Persistent ghosting is always a factor on IPS displays, although your example looks a little pronounced than most. I have a Thinkpad with an IPS display and its ghosting is atrocious with specific color combinations: Dark greens and vibrant purples, if left static on the screen for a while. It should not be permanent, and causes no harm other than irritating you. I can get my screen to show slowly fading remnants of an image for upwards of 3 or 4 minutes, if I try hard enough. It gets more pronounced when the panel is hot.
I suspect this game happened to find the sweet (or sour) spot in the combination of foreground and background in the color gamut where image persistence is most noticeable on your particular panel. It should go away on its own after a few minutes, especially if you display something constantly changing with a wide luminosity variance (like a video) in that spot.
Since you can change the color of your car in the game and the car is burned it it would be probably best to change it to a color thst burned in less.
I’ve been using a black vehicle. Maybe I should switch to a lighter color. Maybe this is punishment for showing off ¯\_ (ツ) _/¯
Yep, it’s an IPS monitor. I think your comment is right on the money. I noticed it starting to fade shortly after I posted. I’m just surprised how quickly it happened. I’ve had UI elements static on screen for hours with nothing noticeable. I suspect it has to do with the way the vehicles “vibrate” in this game. The constant switching on and off of that part of the display could have made it happen faster.
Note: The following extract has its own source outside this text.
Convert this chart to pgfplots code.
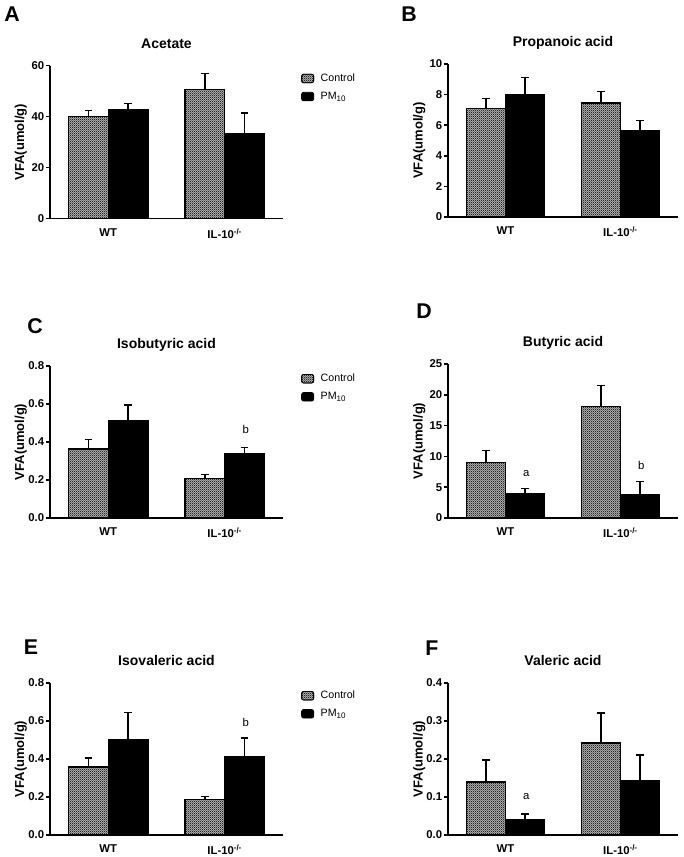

I have IPS panels on my PC and it got into a shitty sleep/wake loop when I was away (I fucking blame discord!) and as it was going to sleep it had some distorted pixels right in the middle of the screen that persisted across reboot. I thought I had fried my GOU somehow; good to know IPS panels can behave this way
I had this issue once and now I always turn off my monitor when I’m done instead of trusting my computer to sleep properly.